The campaign, which dates back to August, was carried out using malicious domain names designed to seem like they came from Amazon Web Services (AWS). The emails sent from these domains pretended to advise recipients on how to integrate AWS with Microsoft services, and how to implement zero trust architecture.

Despite the masquerade, AWS itself reported that the attackers weren’t after Amazon, or its customers’ AWS credentials.

What APT29 really wanted was revealed in the attachments to those emails: configuration files for Remote Desktop, Microsoft’s application for implementing the Remote Desktop Protocol (RDP). RDP is a popular tool that legitimate users and hackers alike use to operate computers remotely.

“Normally, attackers will try to brute force their way into your system or exploit vulnerabilities, then have RDP configured.
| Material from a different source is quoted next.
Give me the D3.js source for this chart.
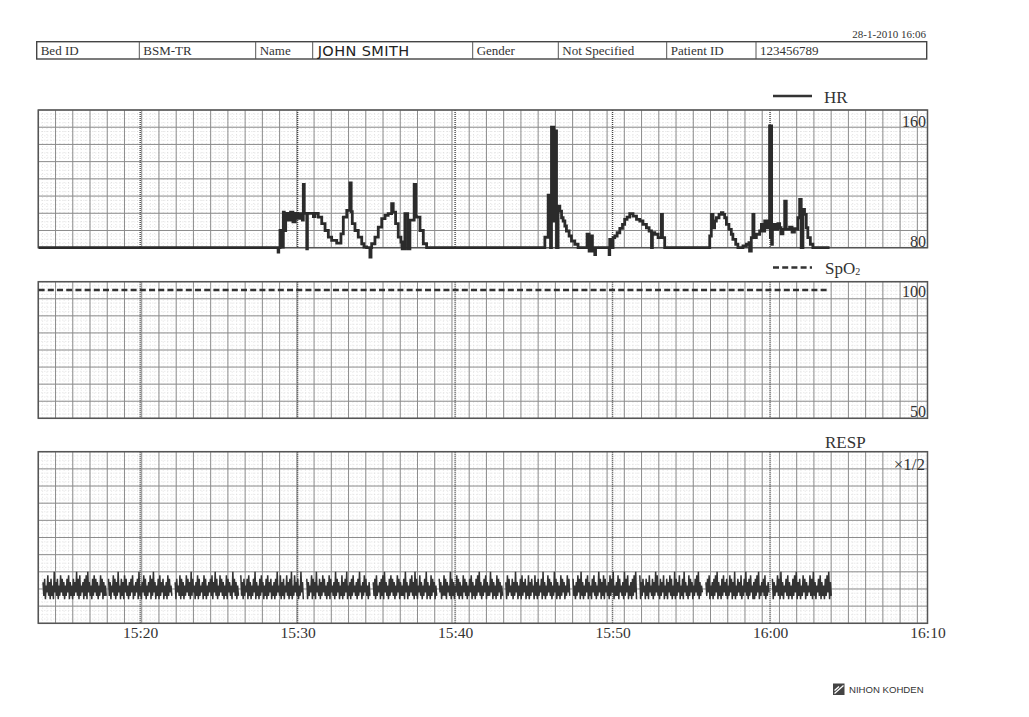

In this case, they’re basically saying: ‘We want to establish that connection [upfront],'” Narang says.

Launching one of these malicious attachments would have immediately triggered an outgoing RDP connection to an APT29 server. But that wasn’t all: The files also contained a number of other malicious parameters, such that when a connection was made, the attacker was given access to the target computer’s storage, clipboard, audio devices, network resources, printers, communication (COM) ports, and more, with the added ability to run custom malicious scripts.

Block RDP

APT29 may not have used any legitimate AWS domains, but Amazon still managed to interrupt the campaign by seizing the group’s malicious copycats.

For potential victims, CERT-UA recommends strict precautions: not just monitoring network logs for connections to IP addresses tied to APT29 but also analyzing all outgoing connections to all IP addresses on the wider Web through the end of the month.

And for organizations at risk in the future, Narang offers simpler advice. “First and foremost, don’t allow RDP files to be received. You can block them at your email gateway. That’s going to kneecap this whole thing,” he says.

AWS declined to provide further comment for this story. Dark Reading has also reached out to Microsoft for its perspective.